▶ _WHAT YOU SHOULD DO_
Give every line of the data again, unchanged, but with no pictures.
%%
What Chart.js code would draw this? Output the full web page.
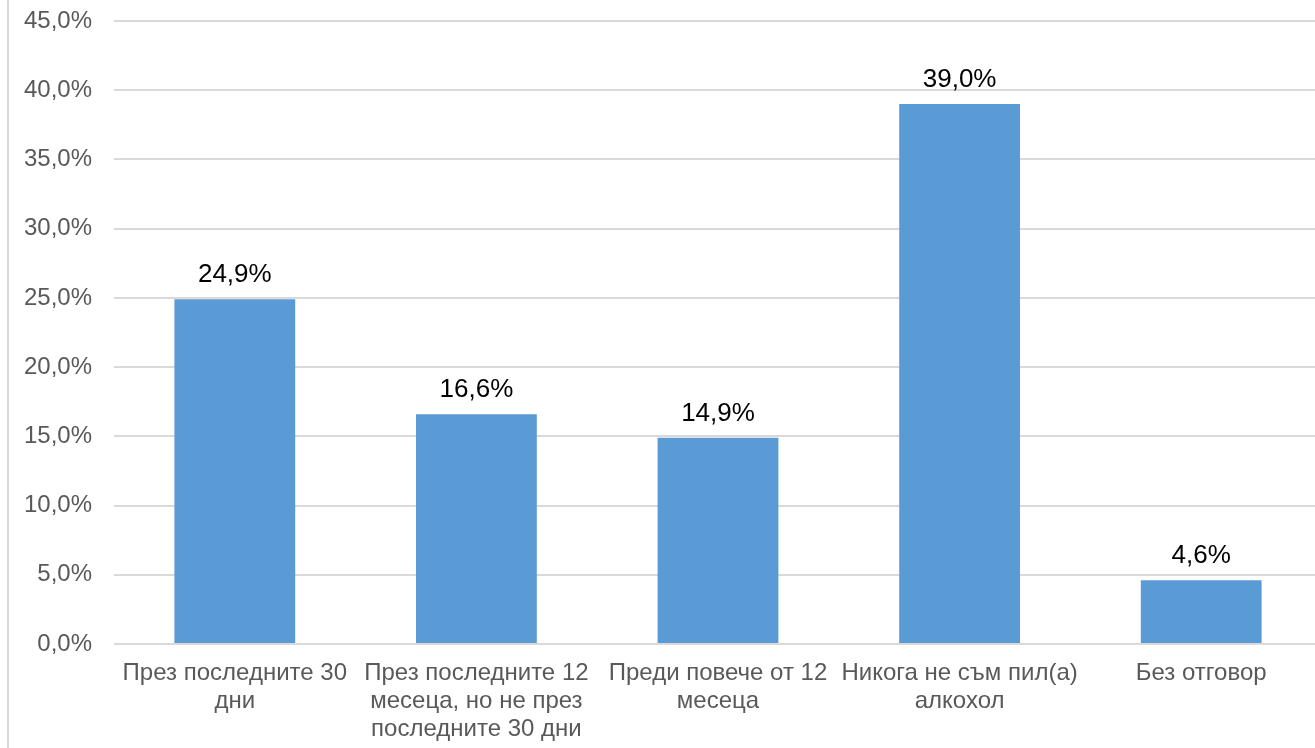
<!DOCTYPE html>
<html>
<head>
<meta charset="utf-8">
<script src="https://cdn.jsdelivr.net/npm/chart.js@4.4.1/dist/chart.umd.min.js"></script>
<style>
  html, body { margin: 0; padding: 0; background: #fff; overflow: hidden; }
  /* the plot runs a few px past the right edge, as in the original */
  #wrap { position: relative; width: 1315px; height: 748px; overflow: hidden; }
  #edge { position: absolute; left: 7px; top: 0; width: 2px; height: 748px; background: #d9d9d9; }
  canvas { position: absolute; left: 0; top: 0; }
</style>
</head>
<body>
<div id="wrap">
  <div id="edge"></div>
  <canvas id="chart" width="1322" height="748"></canvas>
</div>
<script>
const categories = [
  ['През последните 30', 'дни'],
  ['През последните 12', 'месеца, но не през', 'последните 30 дни'],
  ['Преди повече от 12', 'месеца'],
  ['Никога не съм пил(а)', 'алкохол'],
  ['Без отговор']
];
const values = [24.9, 16.6, 14.9, 39.0, 4.6];
const yMax = 45;
const yStep = 5;

const fontFamily = '"Liberation Sans", Arial, sans-serif';
const fmt = (v) => v.toFixed(1).replace('.', ',') + '%';

// value labels above bars
const valueLabels = {
  id: 'valueLabels',
  afterDatasetsDraw(chart) {
    const ctx = chart.ctx;
    const meta = chart.getDatasetMeta(0);
    ctx.save();
    ctx.font = '26px ' + fontFamily;
    ctx.fillStyle = '#000';
    ctx.textAlign = 'center';
    ctx.textBaseline = 'bottom';
    meta.data.forEach((bar, i) => {
      ctx.fillText(fmt(values[i]), bar.x, bar.y - 11);
    });
    ctx.restore();
  }
};

new Chart(document.getElementById('chart'), {
  type: 'bar',
  data: {
    labels: categories,
    datasets: [{
      data: values,
      backgroundColor: '#5b9bd5',
      barPercentage: 0.5,
      categoryPercentage: 1.0
    }]
  },
  options: {
    responsive: false,
    animation: false,
    layout: { padding: { top: 21, left: 0, right: 0, bottom: 0 } },
    plugins: { legend: { display: false }, tooltip: { enabled: false } },
    scales: {
      x: {
        grid: { display: false, drawTicks: false },
        border: { display: false },
        ticks: {
          color: '#595959',
          font: { family: fontFamily, size: 24, lineHeight: 1.15 },
          padding: 16,
          maxRotation: 0,
          autoSkip: false
        },
        afterFit(scale) {
          scale.height = 748 - 644;
          scale.paddingLeft = 0;
          scale.paddingRight = 0;
        }
      },
      y: {
        min: 0,
        max: yMax,
        grid: { color: '#d9d9d9', lineWidth: 2, drawTicks: false },
        border: { display: false },
        ticks: {
          stepSize: yStep,
          color: '#595959',
          font: { family: fontFamily, size: 24 },
          padding: 22,
          callback: (v) => fmt(v)
        },
        afterFit(scale) {
          scale.width = 114;
          scale.paddingTop = 0;
          scale.paddingBottom = 0;
        }
      }
    }
  },
  plugins: [valueLabels]
});
</script>
</body>
</html>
%%
▶ _RESPONSE BELOW_
What Chart.js code would draw this? Output the full web page.
<!DOCTYPE html>
<html>
<head>
<meta charset="utf-8">
<script src="https://cdn.jsdelivr.net/npm/chart.js@4.4.1/dist/chart.umd.min.js"></script>
<style>
  html, body { margin: 0; padding: 0; background: #fff; overflow: hidden; }
  /* the plot runs a few px past the right edge, as in the original */
  #wrap { position: relative; width: 1315px; height: 748px; overflow: hidden; }
  #edge { position: absolute; left: 7px; top: 0; width: 2px; height: 748px; background: #d9d9d9; }
  canvas { position: absolute; left: 0; top: 0; }
</style>
</head>
<body>
<div id="wrap">
  <div id="edge"></div>
  <canvas id="chart" width="1322" height="748"></canvas>
</div>
<script>
const categories = [
  ['През последните 30', 'дни'],
  ['През последните 12', 'месеца, но не през', 'последните 30 дни'],
  ['Преди повече от 12', 'месеца'],
  ['Никога не съм пил(а)', 'алкохол'],
  ['Без отговор']
];
const values = [24.9, 16.6, 14.9, 39.0, 4.6];
const yMax = 45;
const yStep = 5;

const fontFamily = '"Liberation Sans", Arial, sans-serif';
const fmt = (v) => v.toFixed(1).replace('.', ',') + '%';

// value labels above bars
const valueLabels = {
  id: 'valueLabels',
  afterDatasetsDraw(chart) {
    const ctx = chart.ctx;
    const meta = chart.getDatasetMeta(0);
    ctx.save();
    ctx.font = '26px ' + fontFamily;
    ctx.fillStyle = '#000';
    ctx.textAlign = 'center';
    ctx.textBaseline = 'bottom';
    meta.data.forEach((bar, i) => {
      ctx.fillText(fmt(values[i]), bar.x, bar.y - 11);
    });
    ctx.restore();
  }
};

new Chart(document.getElementById('chart'), {
  type: 'bar',
  data: {
    labels: categories,
    datasets: [{
      data: values,
      backgroundColor: '#5b9bd5',
      barPercentage: 0.5,
      categoryPercentage: 1.0
    }]
  },
  options: {
    responsive: false,
    animation: false,
    layout: { padding: { top: 21, left: 0, right: 0, bottom: 0 } },
    plugins: { legend: { display: false }, tooltip: { enabled: false } },
    scales: {
      x: {
        grid: { display: false, drawTicks: false },
        border: { display: false },
        ticks: {
          color: '#595959',
          font: { family: fontFamily, size: 24, lineHeight: 1.15 },
          padding: 16,
          maxRotation: 0,
          autoSkip: false
        },
        afterFit(scale) {
          scale.height = 748 - 644;
          scale.paddingLeft = 0;
          scale.paddingRight = 0;
        }
      },
      y: {
        min: 0,
        max: yMax,
        grid: { color: '#d9d9d9', lineWidth: 2, drawTicks: false },
        border: { display: false },
        ticks: {
          stepSize: yStep,
          color: '#595959',
          font: { family: fontFamily, size: 24 },
          padding: 22,
          callback: (v) => fmt(v)
        },
        afterFit(scale) {
          scale.width = 114;
          scale.paddingTop = 0;
          scale.paddingBottom = 0;
        }
      }
    }
  },
  plugins: [valueLabels]
});
</script>
</body>
</html>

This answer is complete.